(What is needed) Each line of the data that includes the string "this" is to be copied out.

::: Given data

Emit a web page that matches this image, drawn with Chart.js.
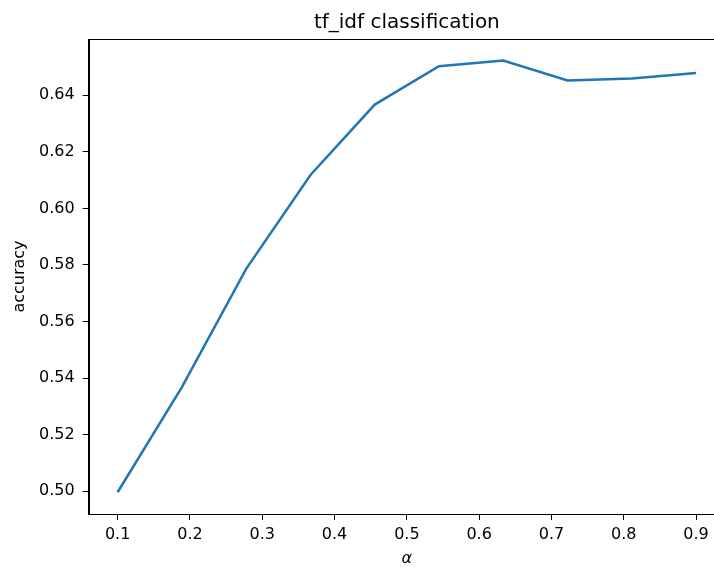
<!DOCTYPE html>
<html>
<head>
<meta charset="utf-8">
<script src="https://cdn.jsdelivr.net/npm/chart.js@4"></script>
<style>
  html, body { margin: 0; padding: 0; background: #fff; overflow: hidden; }
  #wrap { position: relative; width: 740px; height: 567px; }
</style>
</head>
<body>
<div id="wrap"><canvas id="chart" width="740" height="567"></canvas></div>
<script>
// alpha values on the x axis and the accuracy reached at each
const alphas = [0.1, 0.1889, 0.2778, 0.3667, 0.4556, 0.5444, 0.6333, 0.7222, 0.8111, 0.9];
const accuracy = [0.4996, 0.5368, 0.5786, 0.6118, 0.6367, 0.6503, 0.6523, 0.6452, 0.6459, 0.6479];

const xTicks = [0.1, 0.2, 0.3, 0.4, 0.5, 0.6, 0.7, 0.8, 0.9];
const yTicks = [0.50, 0.52, 0.54, 0.56, 0.58, 0.60, 0.62, 0.64];

const titleText = 'tf_idf classification';
const FONT = "'DejaVu Sans', sans-serif";

// full frame around the axes plus the title, drawn matplotlib style
const framePlugin = {
    id: 'frame',
    afterDraw(chart) {
        const { ctx, chartArea: a } = chart;
        ctx.save();
        ctx.strokeStyle = '#000';
        ctx.lineWidth = 1;
        ctx.strokeRect(Math.round(a.left) + 0.5, Math.round(a.top) + 0.5,
            Math.round(a.right - a.left), Math.round(a.bottom - a.top));
        ctx.fillStyle = '#000';
        ctx.font = '20px ' + FONT;
        ctx.textAlign = 'center';
        ctx.textBaseline = 'alphabetic';
        ctx.fillText(titleText, (a.left + a.right) / 2, 28);
        ctx.restore();
    }
};

const ctx = document.getElementById('chart').getContext('2d');
new Chart(ctx, {
    type: 'line',
    data: {
        datasets: [{
            data: alphas.map((a, i) => ({ x: a, y: accuracy[i] })),
            borderColor: '#1f77b4',
            borderWidth: 2.5,
            pointRadius: 0,
            tension: 0,
            fill: false
        }]
    },
    options: {
        responsive: false,
        animation: false,
        layout: { padding: { left: 0, top: 39, right: 15, bottom: 0 } },
        plugins: {
            legend: { display: false },
            tooltip: { enabled: false },
            title: { display: false }
        },
        scales: {
            x: {
                type: 'linear',
                min: 0.06,
                max: 0.94,
                afterBuildTicks: s => { s.ticks = xTicks.map(v => ({ value: v })); },
                afterFit: s => { s.height = 53; },
                grid: { drawOnChartArea: false, drawTicks: true, tickLength: 6, color: '#000' },
                border: { display: true, color: '#000', width: 1 },
                ticks: {
                    color: '#000',
                    padding: 5,
                    maxRotation: 0,
                    font: { family: FONT, size: 16 },
                    callback: v => v.toFixed(1)
                },
                title: {
                    display: true,
                    text: 'α',
                    color: '#000',
                    padding: { top: 0, bottom: 0 },
                    font: { family: FONT, size: 16, style: 'italic', lineHeight: 1 }
                }
            },
            y: {
                type: 'linear',
                min: 0.4919,
                max: 0.6599,
                afterBuildTicks: s => { s.ticks = yTicks.map(v => ({ value: v })); },
                afterFit: s => { s.width = 88.7; },
                grid: { drawOnChartArea: false, drawTicks: true, tickLength: 6, color: '#000' },
                border: { display: true, color: '#000', width: 1 },
                ticks: {
                    color: '#000',
                    padding: 8,
                    font: { family: FONT, size: 16 },
                    callback: v => v.toFixed(2)
                },
                title: {
                    display: true,
                    text: 'accuracy',
                    color: '#000',
                    padding: { top: 12, bottom: 0 },
                    font: { family: FONT, size: 16, lineHeight: 1 }
                }
            }
        }
    },
    plugins: [framePlugin]
});
</script>
</body>
</html>
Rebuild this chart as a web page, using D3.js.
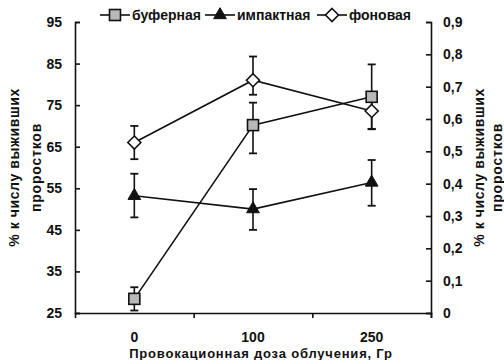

::::::

(The output)
Emit a web page that matches this image, drawn with Chart.js.
Rebuild this chart as a web page, using D3.js.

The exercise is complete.